--- begin Data extract ---

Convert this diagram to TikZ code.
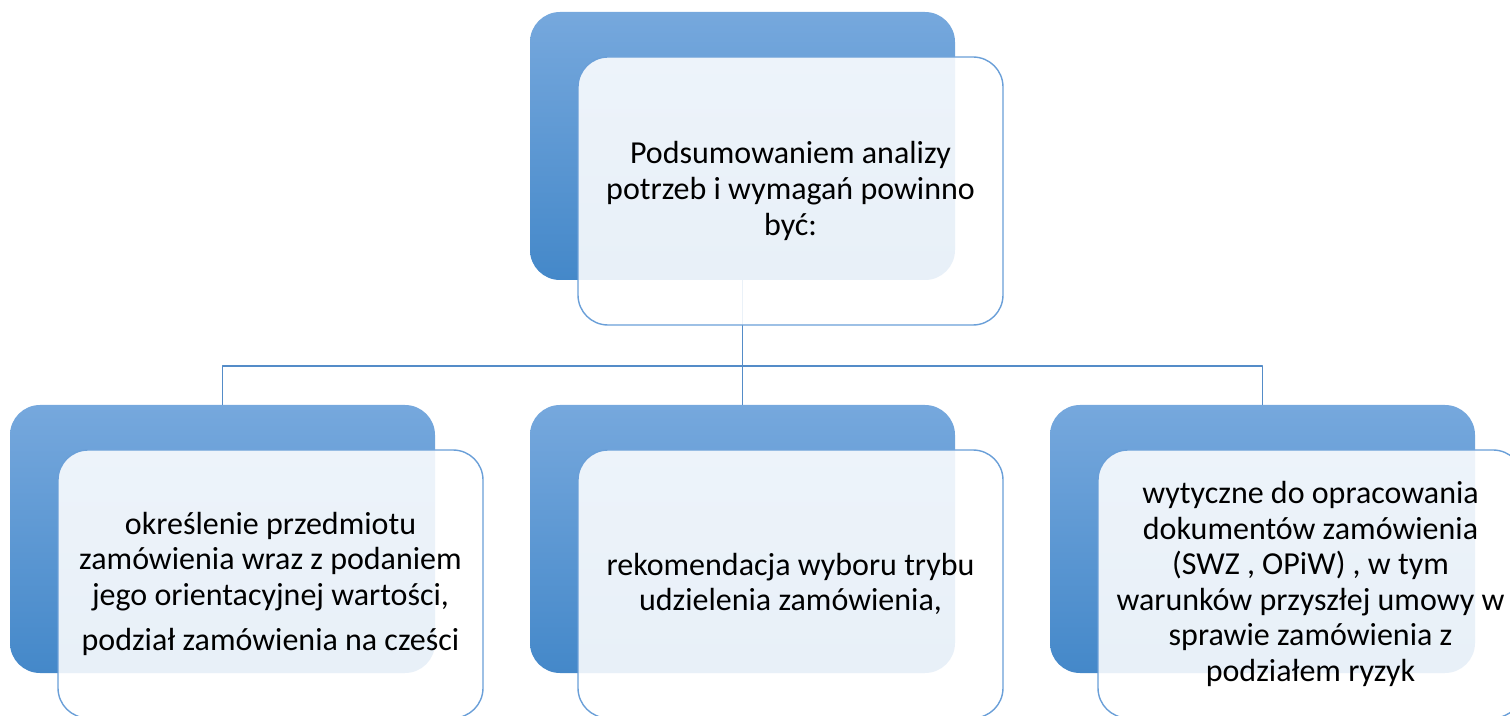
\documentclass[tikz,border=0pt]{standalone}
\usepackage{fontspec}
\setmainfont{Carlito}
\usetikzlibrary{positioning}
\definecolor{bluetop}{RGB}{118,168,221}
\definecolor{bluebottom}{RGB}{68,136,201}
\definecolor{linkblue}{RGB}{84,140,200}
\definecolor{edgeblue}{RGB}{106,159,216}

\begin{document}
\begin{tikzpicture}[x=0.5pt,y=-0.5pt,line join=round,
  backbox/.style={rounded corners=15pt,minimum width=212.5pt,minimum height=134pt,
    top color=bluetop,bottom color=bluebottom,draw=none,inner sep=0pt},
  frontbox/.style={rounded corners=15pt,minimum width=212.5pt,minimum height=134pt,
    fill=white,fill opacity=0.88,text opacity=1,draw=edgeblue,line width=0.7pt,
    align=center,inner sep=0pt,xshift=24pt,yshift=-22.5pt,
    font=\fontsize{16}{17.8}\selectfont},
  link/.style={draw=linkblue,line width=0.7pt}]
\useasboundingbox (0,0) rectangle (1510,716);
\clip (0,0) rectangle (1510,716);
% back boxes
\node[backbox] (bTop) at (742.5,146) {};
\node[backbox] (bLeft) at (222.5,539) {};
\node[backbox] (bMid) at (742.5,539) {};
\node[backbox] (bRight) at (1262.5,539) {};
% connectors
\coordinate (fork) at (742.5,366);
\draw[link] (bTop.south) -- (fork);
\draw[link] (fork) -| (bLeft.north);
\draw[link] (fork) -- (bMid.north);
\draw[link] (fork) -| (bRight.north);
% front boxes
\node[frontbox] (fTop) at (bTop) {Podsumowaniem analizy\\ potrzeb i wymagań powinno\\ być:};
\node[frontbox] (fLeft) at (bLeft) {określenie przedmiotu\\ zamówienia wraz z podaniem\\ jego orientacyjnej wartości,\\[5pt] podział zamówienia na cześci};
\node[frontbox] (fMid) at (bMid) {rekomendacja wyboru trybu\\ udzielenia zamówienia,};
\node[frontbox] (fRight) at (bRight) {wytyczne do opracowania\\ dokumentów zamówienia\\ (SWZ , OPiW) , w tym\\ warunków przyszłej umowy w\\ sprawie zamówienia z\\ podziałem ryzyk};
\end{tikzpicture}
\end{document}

--- end Data extract ---

Work required
Retype everything in the material word for word, minus pictures.

Problem solution
Convert this diagram to TikZ code.
\documentclass[tikz,border=0pt]{standalone}
\usepackage{fontspec}
\setmainfont{Carlito}
\usetikzlibrary{positioning}
\definecolor{bluetop}{RGB}{118,168,221}
\definecolor{bluebottom}{RGB}{68,136,201}
\definecolor{linkblue}{RGB}{84,140,200}
\definecolor{edgeblue}{RGB}{106,159,216}

\begin{document}
\begin{tikzpicture}[x=0.5pt,y=-0.5pt,line join=round,
  backbox/.style={rounded corners=15pt,minimum width=212.5pt,minimum height=134pt,
    top color=bluetop,bottom color=bluebottom,draw=none,inner sep=0pt},
  frontbox/.style={rounded corners=15pt,minimum width=212.5pt,minimum height=134pt,
    fill=white,fill opacity=0.88,text opacity=1,draw=edgeblue,line width=0.7pt,
    align=center,inner sep=0pt,xshift=24pt,yshift=-22.5pt,
    font=\fontsize{16}{17.8}\selectfont},
  link/.style={draw=linkblue,line width=0.7pt}]
\useasboundingbox (0,0) rectangle (1510,716);
\clip (0,0) rectangle (1510,716);
% back boxes
\node[backbox] (bTop) at (742.5,146) {};
\node[backbox] (bLeft) at (222.5,539) {};
\node[backbox] (bMid) at (742.5,539) {};
\node[backbox] (bRight) at (1262.5,539) {};
% connectors
\coordinate (fork) at (742.5,366);
\draw[link] (bTop.south) -- (fork);
\draw[link] (fork) -| (bLeft.north);
\draw[link] (fork) -- (bMid.north);
\draw[link] (fork) -| (bRight.north);
% front boxes
\node[frontbox] (fTop) at (bTop) {Podsumowaniem analizy\\ potrzeb i wymagań powinno\\ być:};
\node[frontbox] (fLeft) at (bLeft) {określenie przedmiotu\\ zamówienia wraz z podaniem\\ jego orientacyjnej wartości,\\[5pt] podział zamówienia na cześci};
\node[frontbox] (fMid) at (bMid) {rekomendacja wyboru trybu\\ udzielenia zamówienia,};
\node[frontbox] (fRight) at (bRight) {wytyczne do opracowania\\ dokumentów zamówienia\\ (SWZ , OPiW) , w tym\\ warunków przyszłej umowy w\\ sprawie zamówienia z\\ podziałem ryzyk};
\end{tikzpicture}
\end{document}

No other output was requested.